Good News for All People

The Rev’d Devin McLachlan

Christmas Day 2025

St Bene’t’s, Cambridge

Luke 2.1-14

On 8 June, 1647, the English Parliament passed “An Ordinance for Abolishing of Festivals”

Re-iterating legislation passed during the Civil War, the act stated  “That the said Feast of the Nativity of Christ, Easter and Whitsuntide and all other Festival days, commonly called Holy-dayes, be no longer observed … within this Kingdom of England …”

That winter in London the military patrolled the streets, presumably seizing figgy puddings and sprigs of holly.

 Town criers walked the streets calling: “No Christmas, No Christmas”.

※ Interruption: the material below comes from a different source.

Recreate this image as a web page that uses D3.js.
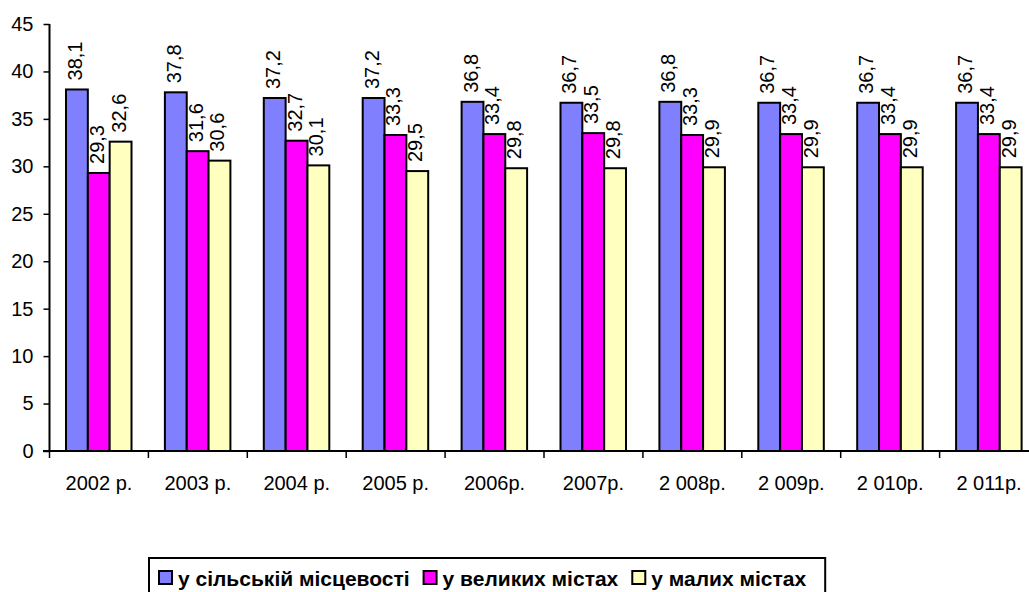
<!DOCTYPE html>
<html>
<head>
<meta charset="utf-8">
<script src="https://cdn.jsdelivr.net/npm/d3@7"></script>
<style>
  body { margin: 0; background: #fff; overflow: hidden; }
  svg { display: block; }
  text { font-family: Arial, "Liberation Sans", sans-serif; }
</style>
</head>
<body>
<div id="chart"></div>
<script>
// data
var categories = ["2002 р.", "2003 р.", "2004 р.", "2005 р.", "2006р.", "2007р.", "2 008р.", "2 009р.", "2 010р.", "2 011р."];
var seriesNames = ["у сільській місцевості", "у великих містах", "у малих містах"];
var rural = [38.1, 37.8, 37.2, 37.2, 36.8, 36.7, 36.8, 36.7, 36.7, 36.7];
var bigCities = [29.3, 31.6, 32.7, 33.3, 33.4, 33.5, 33.3, 33.4, 33.4, 33.4];
var smallCities = [32.6, 30.6, 30.1, 29.5, 29.8, 29.8, 29.9, 29.9, 29.9, 29.9];
var yTicks = [0, 5, 10, 15, 20, 25, 30, 35, 40, 45];
var colors = ["#8080FF", "#FF00FF", "#FFFFC0"];

var width = 1029, height = 592;
var series = [rural, bigCities, smallCities];

var svg = d3.select("#chart").append("svg")
  .attr("width", width)
  .attr("height", height);

var x0 = d3.scaleBand().domain(categories).range([49.5, 1038.5]).padding(0);
var x1 = d3.scaleBand().domain(d3.range(3)).range([16.5, 82]).padding(0);
var y = d3.scaleLinear().domain([0, 45]).range([451, 24]);

// bars
var groups = svg.selectAll("g.grp")
  .data(categories)
  .enter().append("g")
  .attr("class", "grp")
  .attr("transform", function(d) { return "translate(" + x0(d) + ",0)"; });

groups.each(function(cat, ci) {
  var g = d3.select(this);
  series.forEach(function(s, si) {
    g.append("rect")
      .attr("x", x1(si))
      .attr("y", y(s[ci]))
      .attr("width", x1.bandwidth())
      .attr("height", y(0) - y(s[ci]))
      .attr("fill", colors[si])
      .attr("stroke", "#000")
      .attr("stroke-width", 2);
    var lx = x1(si) + x1.bandwidth() / 2 - 2;
    var ly = y(s[ci]) - 9;
    g.append("text")
      .attr("transform", "translate(" + lx + "," + ly + ") rotate(-90)")
      .attr("dy", "0.35em")
      .attr("font-size", "20px")
      .attr("fill", "#000")
      .text(String(s[ci]).replace(".", ","));
  });
});

// y axis
var yAxis = svg.append("g")
  .attr("transform", "translate(49.5,0)")
  .call(d3.axisLeft(y).tickValues(yTicks).tickSize(6).tickPadding(10));
yAxis.selectAll("text").attr("font-size", "20px").attr("fill", "#000").style("font-family", "Arial, 'Liberation Sans', sans-serif");
yAxis.selectAll("line").attr("stroke", "#000").attr("stroke-width", 1.5);
yAxis.select(".domain").attr("stroke", "#000").attr("stroke-width", 2).attr("d", "M0," + y(0) + "V" + y(45));

// x axis: line plus ticks at category boundaries
svg.append("line")
  .attr("x1", 43).attr("x2", width)
  .attr("y1", y(0)).attr("y2", y(0))
  .attr("stroke", "#000").attr("stroke-width", 2);
svg.selectAll("line.xtick")
  .data(categories)
  .enter().append("line")
  .attr("class", "xtick")
  .attr("x1", function(d) { return x0(d); })
  .attr("x2", function(d) { return x0(d); })
  .attr("y1", y(0)).attr("y2", y(0) + 7)
  .attr("stroke", "#000").attr("stroke-width", 1.5);
svg.selectAll("text.xlab")
  .data(categories)
  .enter().append("text")
  .attr("class", "xlab")
  .attr("x", function(d) { return x0(d) + x0.bandwidth() / 2; })
  .attr("y", 483)
  .attr("dy", "0.35em")
  .attr("text-anchor", "middle")
  .attr("font-size", "20px")
  .attr("fill", "#000")
  .text(function(d) { return d; });

// legend
var legend = svg.append("g");
var lx = 159, ly = 579;
var items = legend.selectAll("g.item")
  .data(seriesNames)
  .enter().append("g")
  .attr("class", "item");
items.append("rect")
  .attr("width", 13).attr("height", 13)
  .attr("y", ly - 8)
  .attr("fill", function(d, i) { return colors[i]; })
  .attr("stroke", "#000").attr("stroke-width", 2);
items.append("text")
  .attr("x", 19)
  .attr("y", ly)
  .attr("dy", "0.35em")
  .attr("font-size", "21px")
  .attr("font-weight", "bold")
  .attr("fill", "#000")
  .text(function(d) { return d; });
var lastEnd = lx;
items.each(function() {
  var g = d3.select(this);
  g.attr("transform", "translate(" + lx + ",0)");
  lastEnd = lx + 19 + g.select("text").node().getComputedTextLength();
  lx = lastEnd + 14;
});
legend.insert("rect", ":first-child")
  .attr("x", 149).attr("y", 558)
  .attr("width", lastEnd - 149 + 19).attr("height", 45)
  .attr("fill", "#fff")
  .attr("stroke", "#000").attr("stroke-width", 2);
</script>
</body>
</html>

The Puritan ban remained in place for 13 years. It was a crackdown on revelry and boozy festivities, and a call to fasting and solemn prayer, but it was also a theological statement: Holy Scripture records no Christmas carols,

And indeed Jews of 1st Century Palestine did not celebrate birthdays, although Roman pagans did.

(By which we should not then conclude that therefore Jesus didn’t exist. The particular, often British atheist, argument of the non-existence of Jesus carries a deeply classist assumption — erasing from history the millions of peasants and other poor people whose names were not recorded by the Roman state.)

Equally concerning to Biblical literalists — of the 17th century and today — is that Holy Writ does not say on which day Jesus was born.

It’s not simply that this would have made it hard for Jesus to get a Drivers License.

[Jesus drove a Honda but didn't talk about it: John 12:49 “For I did not speak of my own Accord.” ]

In fact, if Luke’s Gospel is anything to go by, shepherds did not livi in the fields keeping watch over their flocks at night in midwinter.

In December, sheep were kept well away from tender rain-soaked fields. Sheep in the winter were either grazed in the wilderness, or kept in sheltered places. Midsummer was the more likely time to find shepherds living the fields.

 Which is why Happy Birthday is not a Christmas Carol. Today we celebrate far more than a birthday.

Today is the Feast of the Nativity — the Christ Mass: the great Christian festival of the mystery of Christ’s Birth, the Word become flesh to dwell among us.

Today is the day we remember God from God, Light from Light, Very God from Very God, whom heaven could not hold but a stable place sufficed:

Born in poverty, a manger for his bed, worshiped by poor shepherds.

Born as one of us, he and his family soon to be driven from their home by the powers and principalities of their land, to live for years as refugees.

Today is the day we rejoice in The Word made flesh who showed us God’s Kingdom, who came to live as one of us, to teach and to heal and break bread, to suffer death upon the cross, and to rise in glory.

Today is the day we hear the angels in bright brass voices, singing good news of great joy for all people. All people.

Neither Jew nor Greek, Slave nor Free, Male nor Female – neither wealth, nor citizenship,  nor physical ability, no one race, sexuality, nor denomination, – can lay exclusive claim to this good news of great joy.

Today is the day we remember that Christ came for all of us, to bring us all Good News.

 Which means, incredibly, this Feast of the Nativity means today is not only about Jesus. Today is your Festival. For to you is born this day in the city of David a Saviour, who is the Messiah, the Lord.

To you is born this happy morning, God of God and Light of Light.

You do not need to earn this gift, this present Present of Christ’s nativity. You can be as wise as the magi, you can be poor as the shepherds, as dour as the Puritans or as merry as can be.

All you need bring is your Heart. All you need do is to come to Bethlehem this day, faithful, joyful, triumphant; wondering, grieving, broken.

For this day is your joyful Christmas, the Word of God born in your heart, where it shines as a bright star in the darkness.

 Let no one cry again “No Christmas”, for this is your Feast of the Nativity: so come and behold him  born the King of angels.

O come let us adore Him, Christ the Lord!